Dick also engaged in the cattle business and opened a store to sell hay and feed and also farm implements and wagons but he met with reverses that finally forced him to liquidate. Both Dick and Pepe died before their time. Pepe's old heart ailment was aggravated by the concentrated attacks of his political enemies and Dick, while in perfect physical condition and as active and strong as anyone could be all his life, in his last days developed a case of angina pectoris that killed him in a few hours. My sister, Emilia, also died from a heart attack or a ruptured blood artery. They were all younger than I.
I will again go back to the years while I worked for Tio Adolfo Vasquez. Soon after I had started to work I had an opportunity to see, what was called here, a western picnic. Tio Adolfo and two or three of his friends were in charge. The invited guests were fifty or more families. They drove to a place under the cottonwoods at the Rillito River near Fort Lowell. There was a steer butchered, large wood fires made, and the men all had long sticks with sharp points to stick pieces of meat and broil them over the live coals. They had other good things to eat, and beer and wine for everybody. Two Italian musicians that played the violin and the harp furnished fine music for dancing on large canvas. These Italians were Juan and Pancho Pascalli. I got well acquainted with them.

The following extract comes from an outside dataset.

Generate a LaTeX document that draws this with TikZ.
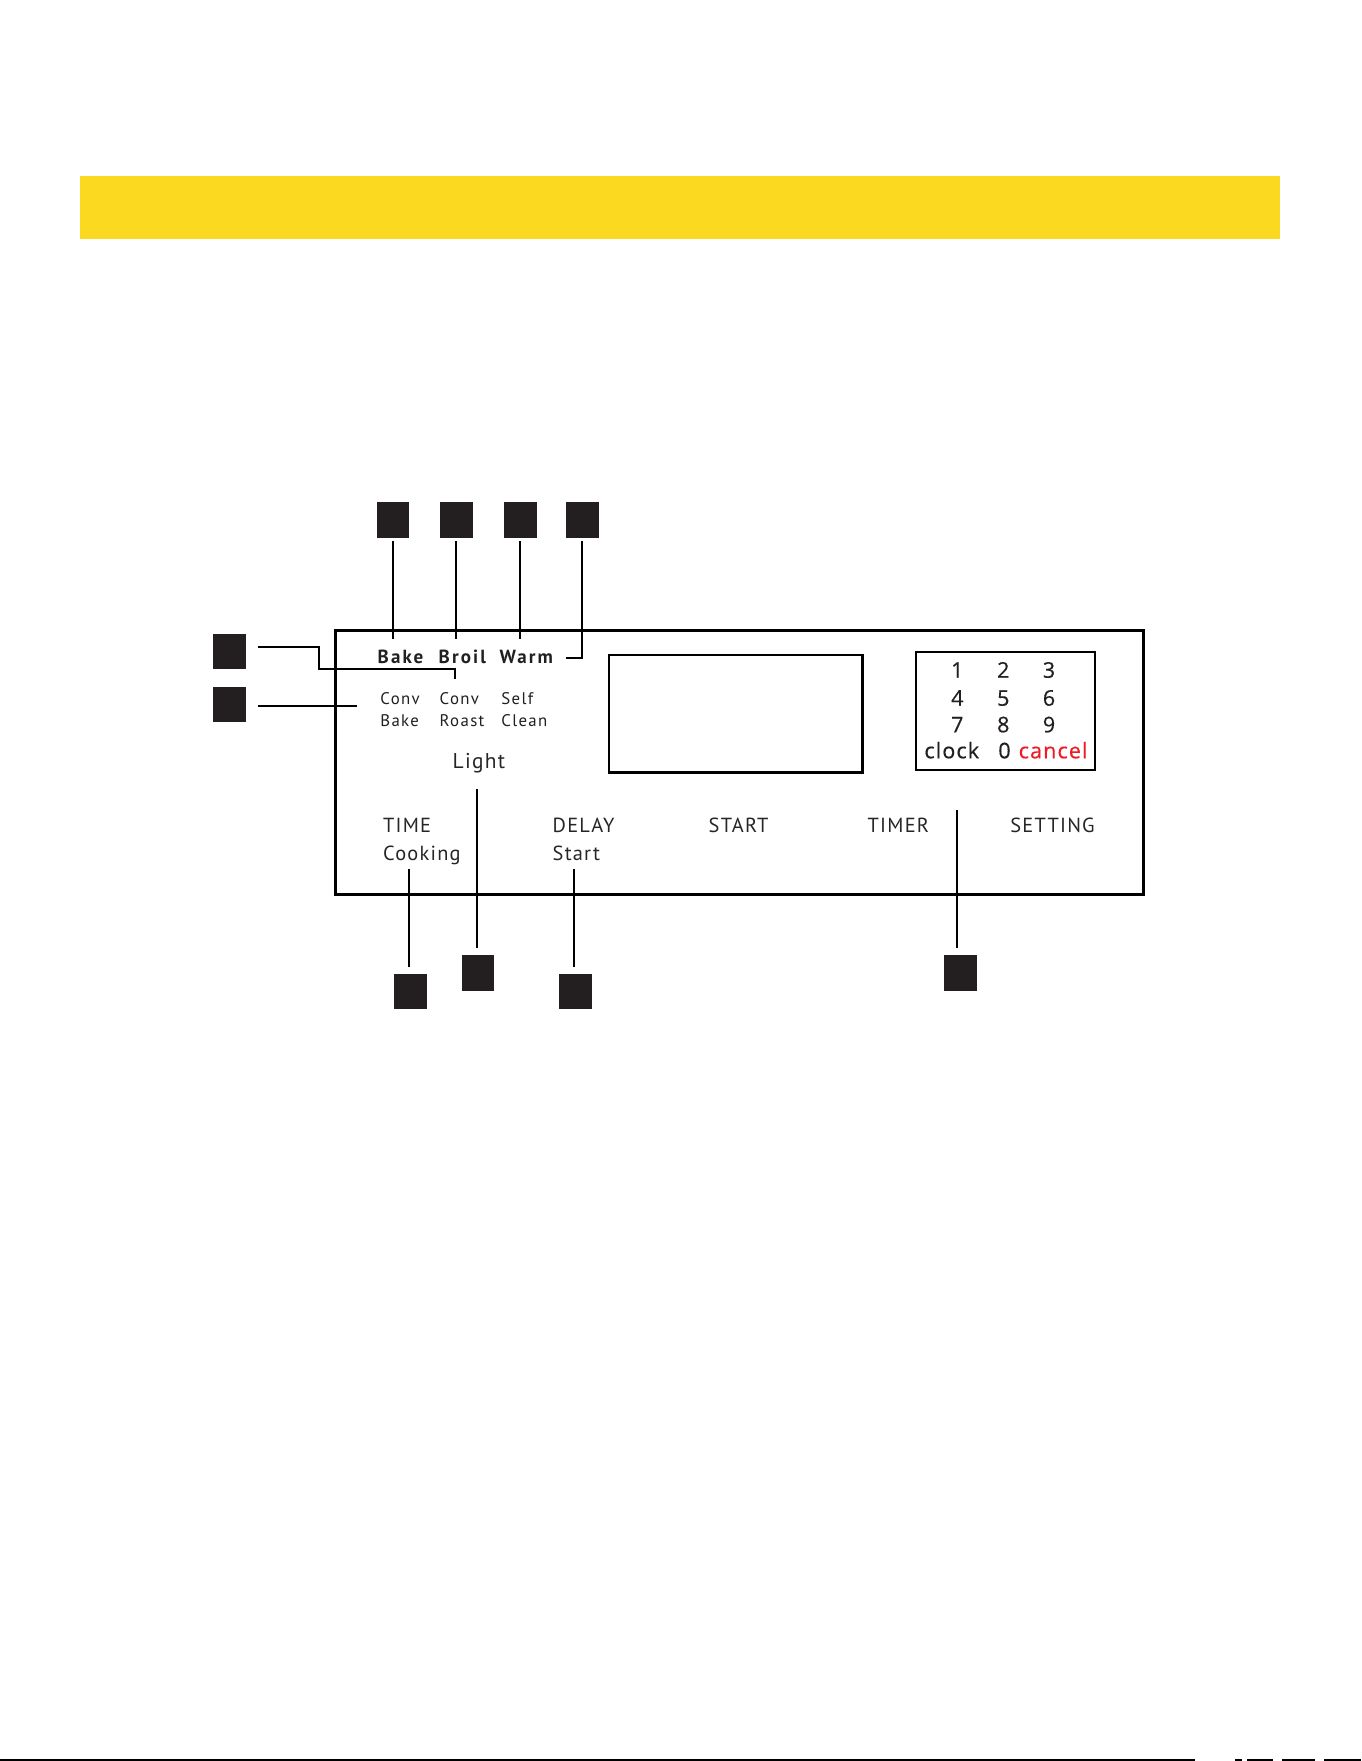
\documentclass[tikz,border=0pt]{standalone}
\usepackage{fontspec}
\setmainfont{PT Sans}
\newfontfamily\lblfont[LetterSpace=6]{PT Sans}
\newfontfamily\smallfont[LetterSpace=8]{PT Sans}
\newfontfamily\boldfont[LetterSpace=11]{PT Sans Bold}
\newfontfamily\padfont[LetterSpace=5,FakeBold=0.4]{Open Sans}
\definecolor{bandyellow}{RGB}{252,217,33}
\definecolor{sqblack}{RGB}{35,31,32}
\definecolor{padred}{RGB}{237,28,36}
\begin{document}
\begin{tikzpicture}[x=0.5pt,y=-0.5pt,
  sq/.style={fill=sqblack,draw=none,inner sep=0,minimum width=16.25pt,minimum height=17.75pt},
  lead/.style={line width=1pt,draw=black},
  frame/.style={line width=1.25pt,draw=black},
  lbl/.style={anchor=base west,inner sep=0,text=black!85,font=\lblfont\fontsize{10.2}{12}\selectfont},
  boldlbl/.style={anchor=base west,inner sep=0,text=sqblack,font=\boldfont\fontsize{9.5}{11}\selectfont},
  smalllbl/.style={anchor=base west,inner sep=0,text=sqblack,font=\smallfont\fontsize{8.4}{10}\selectfont},
  padlbl/.style={anchor=base,inner sep=0,text=sqblack,font=\padfont\fontsize{10.8}{12}\selectfont}]
\useasboundingbox (0,0) rectangle (1361,1761);
\fill[white] (0,0) rectangle (1361,1761);
% yellow band
\fill[bandyellow] (79.7,176) rectangle (1280,239);
% page bottom rule
\draw[line width=0.7pt] (0,1760) -- (1195,1760);
\draw[line width=0.7pt] (1235,1760) -- (1242,1760) (1247,1760) -- (1273,1760) (1282,1760) -- (1315,1760) (1324,1760) -- (1361,1760);
% panel
\node[frame,inner sep=0,minimum width=404pt,minimum height=132pt,anchor=north west] (panel) at (334,629) {};
% display
\node[draw,line width=0.85pt,inner sep=0,minimum width=126.2pt,minimum height=58.35pt,anchor=north west] (display) at (608.3,654) {};
\draw[line width=1.35pt] (display.north east) -- (display.south east) -- (display.south west);
% keypad
\node[frame,line width=1.15pt,inner sep=0,minimum width=89.5pt,minimum height=58.85pt,anchor=north west] (keypad) at (915,651) {};
% top labels
\node[boldlbl] (bake) at (377.3,663.3) {Bake};
\node[boldlbl] (broil) at (438.3,663.3) {Broil};
\node[boldlbl] (warm) at (499.3,663.3) {Warm};
\node[smalllbl] (conv1) at (380,704) {Conv};
\node[smalllbl] (conv2) at (439.3,704) {Conv};
\node[smalllbl] (self) at (501,704) {Self};
\node[smalllbl] (bake2) at (380,726.7) {Bake};
\node[smalllbl] (roast) at (439.3,726.7) {Roast};
\node[smalllbl] (clean) at (501,726.7) {Clean};
\node[lbl,font=\lblfont\fontsize{10.7}{12}\selectfont] (light) at (452.3,768.7) {Light};
% bottom labels
\node[lbl] (time) at (382.7,832.7) {TIME};
\node[lbl] (cooking) at (382.7,860) {Cooking};
\node[lbl] (delay) at (552.3,832.7) {DELAY};
\node[lbl] (start) at (552.3,860) {Start};
\node[lbl] (startb) at (708.3,832.7) {START};
\node[lbl] (timer) at (867.3,832.7) {TIMER};
\node[lbl] (setting) at (1010,832.7) {SETTING};
% keypad labels
\node[padlbl] (k1) at (957.3,677.7) {1};
\node[padlbl] (k2) at (1003.3,677.7) {2};
\node[padlbl] (k3) at (1049,677.7) {3};
\node[padlbl] (k4) at (957.3,705.7) {4};
\node[padlbl] (k5) at (1003.3,705.7) {5};
\node[padlbl] (k6) at (1049,705.7) {6};
\node[padlbl] (k7) at (957.3,732.3) {7};
\node[padlbl] (k8) at (1003.3,732.3) {8};
\node[padlbl] (k9) at (1049,732.3) {9};
\node[padlbl,anchor=base west] (kclock) at (924,758.3) {clock};
\node[padlbl] (k0) at (1004.5,758.3) {0};
\node[padlbl,anchor=base west,text=padred] (kcancel) at (1018.3,758.3) {cancel};
% callout squares
\node[sq] (s1) at (392.85,519.85) {};
\node[sq] (s2) at (456.35,519.85) {};
\node[sq] (s3) at (520.35,519.85) {};
\node[sq] (s4) at (582.35,519.85) {};
\node[sq] (sa) at (229.5,651.35) {};
\node[sq] (sb) at (229.5,704.65) {};
\node[sq] (sc) at (410.35,991.65) {};
\node[sq] (sl) at (478,972.85) {};
\node[sq] (sd) at (575.5,991.65) {};
\node[sq] (st) at (960.35,972.85) {};
% leader end points
\coordinate (e1) at (392.85,639);
\coordinate (e2) at (456.35,639);
\coordinate (e3) at (520.35,639);
\coordinate (e4) at (566,658.3);
\coordinate (ea) at (455,679.3);
\coordinate (eb) at (356.7,706);
\coordinate (ec) at (409,869);
\coordinate (el) at (477,789);
\coordinate (ed) at (574,869);
\coordinate (et) at (957,810);
% leaders
\draw[lead] ([yshift=-1.6pt]s1.south) -- (e1);
\draw[lead] ([yshift=-1.6pt]s2.south) -- (e2);
\draw[lead] ([yshift=-1.6pt]s3.south) -- (e3);
\draw[lead] ([yshift=-1.6pt]s4.south) -- (582.35,658.3) -- (e4);
\draw[lead] (258.3,646.7) -- (318.7,646.7) -- (318.7,669) -- (455,669) -- (ea);
\draw[lead] (258.3,706) -- (eb);
\draw[lead] (409,967.3) -- (ec);
\draw[lead] (477,948.3) -- (el);
\draw[lead] (574,967.3) -- (ed);
\draw[lead] (957,948.3) -- (et);
\end{tikzpicture}
\end{document}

Returning to town after a very fine day we had a hard time managing Jacob Martin, a friend of the Vasquez and Dalton families. Martin was a good hearted, easy going, likeable young man until he would take a few drinks. Even a few glasses of beer would make him lose his head and become violent and entirely a different person.
I was invited to two other picnics after that, one to the ranch of Don Emilio Carrillo near Tanque Verde, and another one to Agua Caliente. These places we can now reach in one short hour by automobile. At that time it would take several hours from town by horses. My social life covering these years consisted mainly of gatherings with some of the shop boys until I made a few acquaintances on account of my music. I was naturally shy and did not meet any young women. I would play with different groups of musicians at different times for the pleasure of it.